Task statement:
Looking at the listing, state how many of its lines contain the string "that". Write only the number.

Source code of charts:

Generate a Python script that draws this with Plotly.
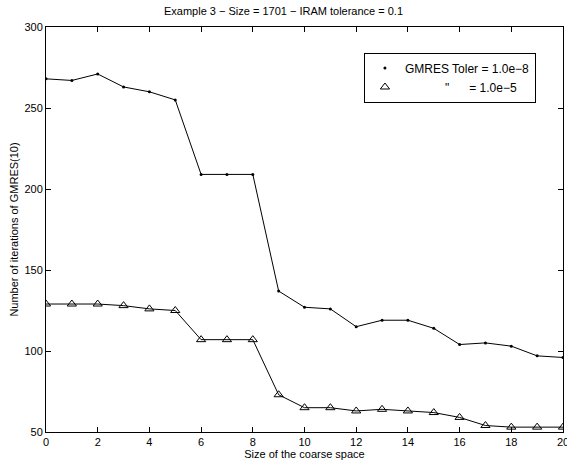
import plotly.graph_objects as go

coarse_size = list(range(0, 21))
gmres_1e8 = [268, 267, 271, 263, 260, 255, 209, 209, 209, 137, 127, 126, 115, 119, 119, 114, 104, 105, 103, 97, 96]
gmres_1e5 = [129, 129, 129, 128, 126, 125, 107, 107, 107, 73, 65, 65, 63, 64, 63, 62, 59, 54, 53, 53, 53]

title_text = "Example 3 \u2212 Size = 1701 \u2212 IRAM tolerance = 0.1"
legend_1 = "GMRES Toler = 1.0e\u22128"
legend_2 = "\u00a0" * 12 + "\"" + "\u00a0" * 6 + "= 1.0e\u22125"

font = dict(family="Liberation Sans, Arial, Helvetica, sans-serif", size=11, color="black")

fig = go.Figure()
fig.add_trace(go.Scatter(x=coarse_size, y=gmres_1e8, mode="lines+markers",
                         line=dict(color="black", width=1),
                         marker=dict(symbol="circle", size=3, color="black"),
                         showlegend=False))
fig.add_trace(go.Scatter(x=coarse_size, y=gmres_1e5, mode="lines+markers",
                         line=dict(color="black", width=1),
                         marker=dict(symbol="triangle-up-open", size=8, color="black",
                                     line=dict(width=1, color="black")),
                         showlegend=False))
# legend entries (markers only)
fig.add_trace(go.Scatter(x=[None], y=[None], mode="markers", name=legend_1,
                         marker=dict(symbol="circle", size=3, color="black")))
fig.add_trace(go.Scatter(x=[None], y=[None], mode="markers", name=legend_2,
                         marker=dict(symbol="triangle-up-open", size=8, color="black",
                                     line=dict(width=1, color="black"))))

axis_common = dict(showgrid=False, zeroline=False, showline=True, linecolor="black",
                   linewidth=1, mirror="ticks", ticks="inside", ticklen=5,
                   tickcolor="black", tickfont=font, ticklabeloverflow="allow")

fig.update_layout(
    width=567, height=464,
    margin=dict(l=46, r=4, t=27, b=32, autoexpand=False),
    paper_bgcolor="white", plot_bgcolor="white",
    font=font,
    title=dict(text=title_text, x=0.5, xanchor="center", y=0.975, yanchor="middle",
               font=dict(size=11)),
    xaxis=dict(range=[0, 20], tickvals=list(range(0, 21, 2)),
               title=dict(text="Size of the coarse space", standoff=2, font=font),
               **axis_common),
    yaxis=dict(range=[50, 300], tickvals=[50, 100, 150, 200, 250, 300],
               title=dict(text="Number of iterations of GMRES(10)", standoff=3, font=font),
               **axis_common),
    legend=dict(x=0.615, y=0.937, xanchor="left", yanchor="top",
                bordercolor="black", borderwidth=1, bgcolor="white",
                font=dict(size=12, color="black"), tracegroupgap=0, itemwidth=30,
                itemsizing="trace"),
)

fig.write_html("out.html")
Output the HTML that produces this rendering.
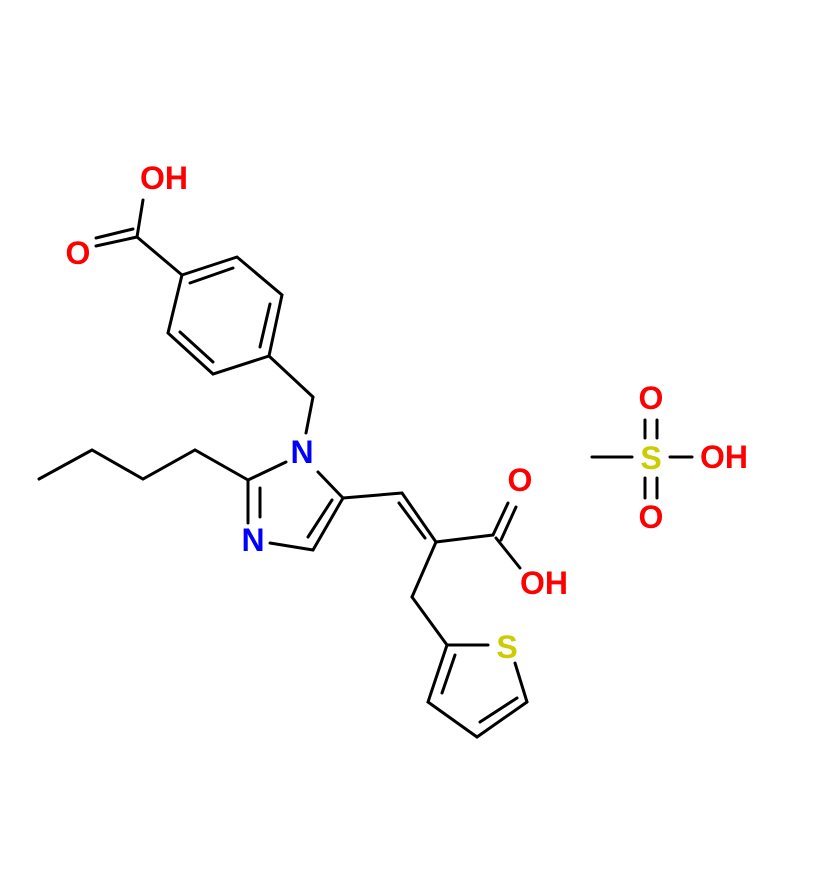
<!DOCTYPE html>
<html><head><meta charset="utf-8"><style>html,body{margin:0;padding:0;background:#fff}</style></head>
<body>
<svg width="826" height="877" viewBox="0 0 826 877" xmlns="http://www.w3.org/2000/svg">
<g stroke="#000" stroke-width="3" fill="none" stroke-linecap="round">
<!-- COOH top -->
<line x1="143" y1="200" x2="137" y2="237"/>
<line x1="137" y1="237" x2="96" y2="246"/>
<line x1="133" y1="229" x2="96" y2="238" />
<line x1="137" y1="237" x2="182" y2="275"/>
<!-- benzene -->
<polyline points="182,275 237,257 282,295 269,356 213,374 168,333 182,275"/>
<line x1="190" y1="283" x2="233" y2="268"/>
<line x1="270" y1="304" x2="260" y2="347"/>
<line x1="180" y1="332" x2="213" y2="362"/>
<line x1="269" y1="356" x2="313" y2="397"/>
<line x1="313" y1="397" x2="306" y2="433"/>
<!-- imidazole -->
<line x1="286" y1="462" x2="248" y2="480"/>
<line x1="318" y1="472" x2="343" y2="498"/>
<line x1="248" y1="480" x2="248" y2="523"/>
<line x1="260" y1="488" x2="260" y2="517"/>
<line x1="270" y1="543" x2="313" y2="550"/>
<line x1="313" y1="550" x2="343" y2="498"/>
<line x1="308" y1="537" x2="332" y2="500"/>
<!-- butyl -->
<polyline points="248,480 195,450 143,479 92,450 39,479"/>
<!-- vinyl acid -->
<line x1="343" y1="498" x2="402" y2="493"/>
<line x1="402" y1="493" x2="436" y2="542"/>
<line x1="399" y1="503" x2="425" y2="538"/>
<line x1="436" y1="542" x2="493" y2="535"/>
<line x1="493" y1="535" x2="508" y2="503"/>
<line x1="501" y1="540" x2="516" y2="507"/>
<line x1="496" y1="538" x2="520" y2="568"/>
<line x1="436" y1="542" x2="412" y2="597"/>
<line x1="412" y1="597" x2="447" y2="645"/>
<!-- thiophene -->
<line x1="447" y1="645" x2="488" y2="645"/>
<line x1="515" y1="663" x2="527" y2="702"/>
<polyline points="527,702 477,737 428,702 447,645"/>
<line x1="455" y1="655" x2="442" y2="693"/>
<line x1="480" y1="722" x2="517" y2="698"/>
<!-- mesyl -->
<line x1="592" y1="457" x2="632" y2="457"/>
<line x1="670" y1="457" x2="692" y2="457"/>
<line x1="645" y1="420" x2="645" y2="438"/>
<line x1="657" y1="420" x2="657" y2="438"/>
<line x1="645" y1="478" x2="645" y2="498"/>
<line x1="657" y1="478" x2="657" y2="498"/>
</g>
<g font-family="Liberation Sans, sans-serif" font-weight="bold" font-size="32" text-anchor="middle" dominant-baseline="central">
<text x="164" y="178" fill="#f00">OH</text>
<text x="78" y="253" fill="#f00">O</text>
<text x="302" y="452" fill="#00f">N</text>
<text x="253" y="540" fill="#00f">N</text>
<text x="520" y="480" fill="#f00">O</text>
<text x="544" y="583" fill="#f00">OH</text>
<text x="507" y="647" fill="#cc0">S</text>
<text x="651" y="458" fill="#cc0">S</text>
<text x="651" y="398" fill="#f00">O</text>
<text x="651" y="517" fill="#f00">O</text>
<text x="724" y="457" fill="#f00">OH</text>
</g>
</svg>
</body></html>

Final answer:
2